Wednesday, August 15, 2012

Sometimes...

~Sometimes I get discouraged. I applied for a job that I thought I would be good at and I thought it would be perfect for me. It was music related and only about 15 hours a week and the pay was really great. I really felt like I rocked the interview but I didn't get the job. This is the 3rd music job in a row that I've been shut down for. It's hard not to think that I must suck at the only thing I thought I was good at. I guess I really am just supposed to stay at home with my kids!
~Sometimes Brennen runs into my arms, gives me a huge hug and a kiss and says "I just love you, Mom." and it makes my day. And when I give him a kiss he says matter of factly, "Thank you, Mom."
~Sometimes I wish our little family could catch a break. The past three months have been pretty tough and there are times when I think things are going to turn around.... and then they don't. It's hard because I feel like we're living the way we're supposed to and that we're trying to do what's right. But I guess there's another plan for us.
~Sometimes Dean makes me smile. Ok so all of the time. He is SO sweet and I could just look at him and smile all day long. Plus he likes to cuddle so I just snuggle with him on my lap a lot. Sometimes when I'm holding him I just have to say a silent prayer of thanks that I've been blessed with this little boy.
~Sometimes I think my boys look nothing alike and then I look at baby pictures of Brennen. They're different of course but they look more alike than I realize. They are definitely brothers! They're both 3 months in the top one, 4 months in the bottom. Guess who is who? (it's way easy if you know them)


~Sometimes I stay up until close to midnight even though I know that Dean is going to wake up at 2:00 AM and that I'm going to be tired the next day.
~Sometimes I get frustrated with my two year old. He is so smart and sweet but sometimes by the end of the day I either way to pull my hair out, cry my eyes out, or both.
~Sometimes I feel like I'm not a very good mother (see above). I lose my patience a LOT and I feel like I have no clue what to do when it comes to discipline and stuff.
~Sometimes I feel like I'm the most awesome mother in the world because I keep the TV off, play trucks, read stories, go to the park, cook good healthy meals, and keep the house clean. Sometimes...
~Sometimes I'm afraid that my husband wishes he could throw me out the window. Maybe if he did, it would help my attitude when I'm not being very nice.
~Sometimes I get songs stuck in my head. Like right now I have one that we sang in high school choir in my head. It was called "Sometimes I Feel Like" or something like that. Wonder why that one popped into my head...
~Sometimes I think I'm pretty funny when I'm actually not.
~Sometimes I sing lullaby's to Dean and they actually work. He calms down and falls right to sleep. It melts my heart.
~Sometimes I wish my family (me and my brothers and sisters) could get along better. I know we all care about each other and that's why I personally am so hard on them. I want them to be the best people that they can be. That being said, most of the time we have great times together and I feel like we're all friends!
~Sometimes I feel like keeping Brennen in diapers forever. I swear it would be easier than this potty training mess.
~Sometimes I want to have a house of my own. I want to live in a nice neighborhood and be settled.
~Sometimes Matt puts Dean in random places and then says, "Let's play find the baby!" This one took me awhile...

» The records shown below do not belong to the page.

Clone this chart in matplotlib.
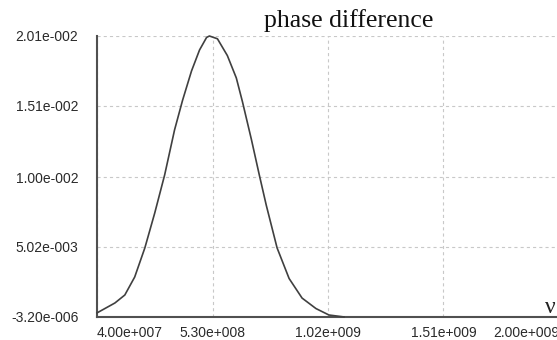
import matplotlib
matplotlib.use("Agg")
import matplotlib.pyplot as plt

# curve (frequency nu, phase difference)
nu = [4.0e7, 1.16e8, 1.58e8, 2.0e8, 2.43e8, 2.85e8, 3.27e8, 3.69e8, 4.03e8,
      4.41e8, 4.75e8, 5.05e8, 5.17e8, 5.51e8, 5.93e8, 6.31e8, 6.57e8, 6.95e8,
      7.28e8, 7.58e8, 8.04e8, 8.55e8, 9.10e8, 9.69e8, 1.024e9, 1.088e9]
phase = [2.9e-4, 1.0e-3, 1.57e-3, 2.86e-3, 4.94e-3, 7.44e-3, 1.016e-2, 1.338e-2, 1.55e-2,
         1.76e-2, 1.91e-2, 2.0e-2, 2.01e-2, 1.99e-2, 1.87e-2, 1.71e-2, 1.54e-2, 1.27e-2,
         1.02e-2, 8.0e-3, 4.94e-3, 2.75e-3, 1.35e-3, 6.0e-4, 1.4e-4, 0.0]

xticks = [4.00e7, 5.30e8, 1.02e9, 1.51e9, 2.00e9]
xticklabels = ["4.00e+007", "5.30e+008", "1.02e+009", "1.51e+009", "2.00e+009"]
yticks = [-3.20e-6, 5.02e-3, 1.00e-2, 1.51e-2, 2.01e-2]
yticklabels = ["-3.20e-006", "5.02e-003", "1.00e-002", "1.51e-002", "2.01e-002"]

W, H = 557, 340
fig = plt.figure(figsize=(W / 100, H / 100), dpi=100)
ax = fig.add_axes([97 / W, 1 - 317 / H, (559 - 97) / W, (317 - 36) / H])

ax.plot(nu, phase, color="#404040", lw=1.2, clip_on=False, zorder=3)

ax.set_xlim(xticks[0], xticks[-1])
ax.set_ylim(yticks[0], yticks[-1])
ax.set_xticks(xticks)
ax.set_xticklabels(xticklabels, family="Liberation Sans", fontsize=10, color="#2a2a2a")
ax.set_yticks(yticks)
ax.set_yticklabels(yticklabels, family="Liberation Sans", fontsize=10, color="#2a2a2a")
labels = ax.get_xticklabels()
labels[0].set_horizontalalignment("left")
labels[-1].set_horizontalalignment("right")
ax.tick_params(axis="x", length=0, pad=6.5)
ax.tick_params(axis="y", length=0, pad=13.5)

ax.grid(True, color="#c8c8c8", lw=0.8, linestyle=(0, (2.8, 2.8)))
for s in ["top", "right"]:
    ax.spines[s].set_visible(False)
for s in ["left", "bottom"]:
    ax.spines[s].set_color("#505050")
    ax.spines[s].set_linewidth(1.5)

fig.text(349 / W, 1 - 27 / H, "phase difference", family="Liberation Serif",
         fontsize=18.5, ha="center", va="baseline", color="#111111")
fig.text(550 / W, 1 - 313 / H, "ν", family="Liberation Serif",
         fontsize=17, ha="center", va="baseline", color="#222222")

fig.savefig("out.png", dpi=100)
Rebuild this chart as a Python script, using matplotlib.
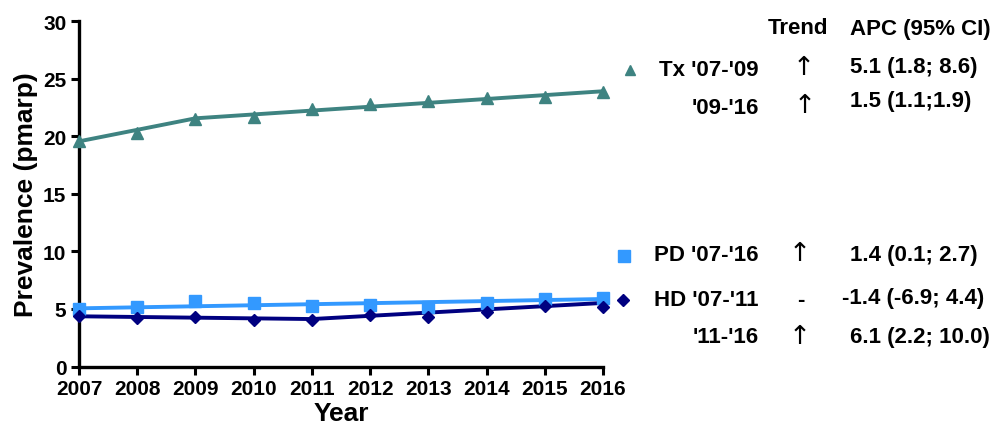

~Sometimes I remember to remember that I have the best husband in the whole world!
~Sometimes my boys play together and laugh at each other. I love this time and I just want to keep them little forever.
~Sometimes when I wear tighter clothes I don't eat as much. It makes me feel like I'm already chubby so I shouldn't gorge myself (like I tend to do when I'm wearing gym shorts and a t-shirt).
~Sometimes I let Brennen watch Curious George on Netflix for the majority of the day just to keep my sanity. Judge me if you will. Other days the TV doesn't come on at all. I try to find a balance. :)
~Sometimes we do fun stuff together. On Saturday we went to the Snowy Range and hiked along French Creek. It was raining and, dare I say, a little cold! It actually felt really nice and it was a nice afternoon. An older couple from Ft. Collins (stay in your own state, dang it!) :) passed us and the man said "What a precious family! Do you have a camera?" And he took our picture.
 ~Sometimes my posts get a little long and I need to end them so goodbye for now!



2 comments:

~April~ said...

Your posts are freaking awesome! Sometimes I wish I had internet at home so I could post more often but I really don't miss it. I miss you however! And you are awesome too!

Christena said...

You are great! My favorite part of the post was the let's find the baby part! You really are a wonderful mom. WE all have down days
(or weeks, months, years) You are doing really well at staying positive!